Task input:
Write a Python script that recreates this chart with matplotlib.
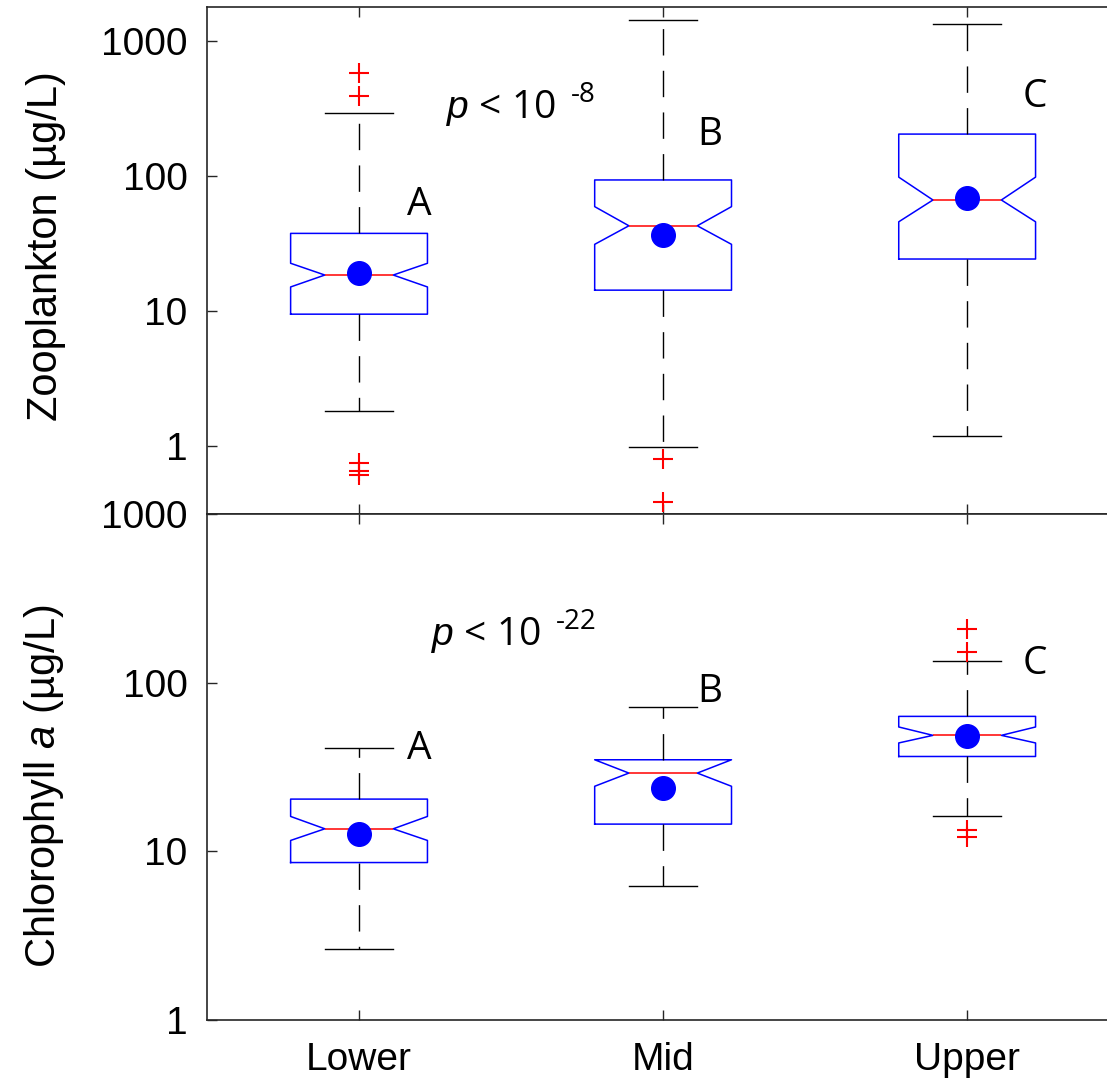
---
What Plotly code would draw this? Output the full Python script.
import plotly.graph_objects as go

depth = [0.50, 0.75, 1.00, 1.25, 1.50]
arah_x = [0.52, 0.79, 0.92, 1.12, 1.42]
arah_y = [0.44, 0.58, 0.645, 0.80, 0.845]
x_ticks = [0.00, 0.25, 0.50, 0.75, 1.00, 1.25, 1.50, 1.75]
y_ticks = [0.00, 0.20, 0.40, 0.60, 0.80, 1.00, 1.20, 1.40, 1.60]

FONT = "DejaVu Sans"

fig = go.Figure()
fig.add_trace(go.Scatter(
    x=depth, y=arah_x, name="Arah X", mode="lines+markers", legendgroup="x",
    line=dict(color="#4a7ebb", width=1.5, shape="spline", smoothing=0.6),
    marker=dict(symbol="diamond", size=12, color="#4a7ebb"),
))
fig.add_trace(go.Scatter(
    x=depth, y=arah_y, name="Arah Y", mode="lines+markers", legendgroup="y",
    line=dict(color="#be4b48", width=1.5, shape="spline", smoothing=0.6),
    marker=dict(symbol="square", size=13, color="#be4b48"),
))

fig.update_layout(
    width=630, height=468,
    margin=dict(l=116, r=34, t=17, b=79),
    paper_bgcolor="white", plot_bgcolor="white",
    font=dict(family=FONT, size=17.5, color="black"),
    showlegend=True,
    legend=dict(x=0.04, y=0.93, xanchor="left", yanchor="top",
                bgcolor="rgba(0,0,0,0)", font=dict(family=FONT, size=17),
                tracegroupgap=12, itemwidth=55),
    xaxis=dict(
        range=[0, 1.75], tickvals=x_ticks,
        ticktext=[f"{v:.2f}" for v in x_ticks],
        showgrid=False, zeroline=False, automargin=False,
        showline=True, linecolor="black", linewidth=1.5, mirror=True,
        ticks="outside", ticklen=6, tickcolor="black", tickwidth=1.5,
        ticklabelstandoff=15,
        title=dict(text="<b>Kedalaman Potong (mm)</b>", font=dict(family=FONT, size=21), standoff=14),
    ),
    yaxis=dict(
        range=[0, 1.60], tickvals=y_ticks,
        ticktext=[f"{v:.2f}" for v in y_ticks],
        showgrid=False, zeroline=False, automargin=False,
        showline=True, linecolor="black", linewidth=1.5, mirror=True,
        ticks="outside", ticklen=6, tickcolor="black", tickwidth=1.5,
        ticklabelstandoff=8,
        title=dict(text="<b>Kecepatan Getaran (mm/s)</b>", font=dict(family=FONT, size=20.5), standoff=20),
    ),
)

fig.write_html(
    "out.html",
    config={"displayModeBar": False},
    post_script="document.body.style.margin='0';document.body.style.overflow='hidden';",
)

Task to complete: Pull every line containing the word "Python" out of the material and copy it.

Response to the exercise:
Write a Python script that recreates this chart with matplotlib.
What Plotly code would draw this? Output the full Python script.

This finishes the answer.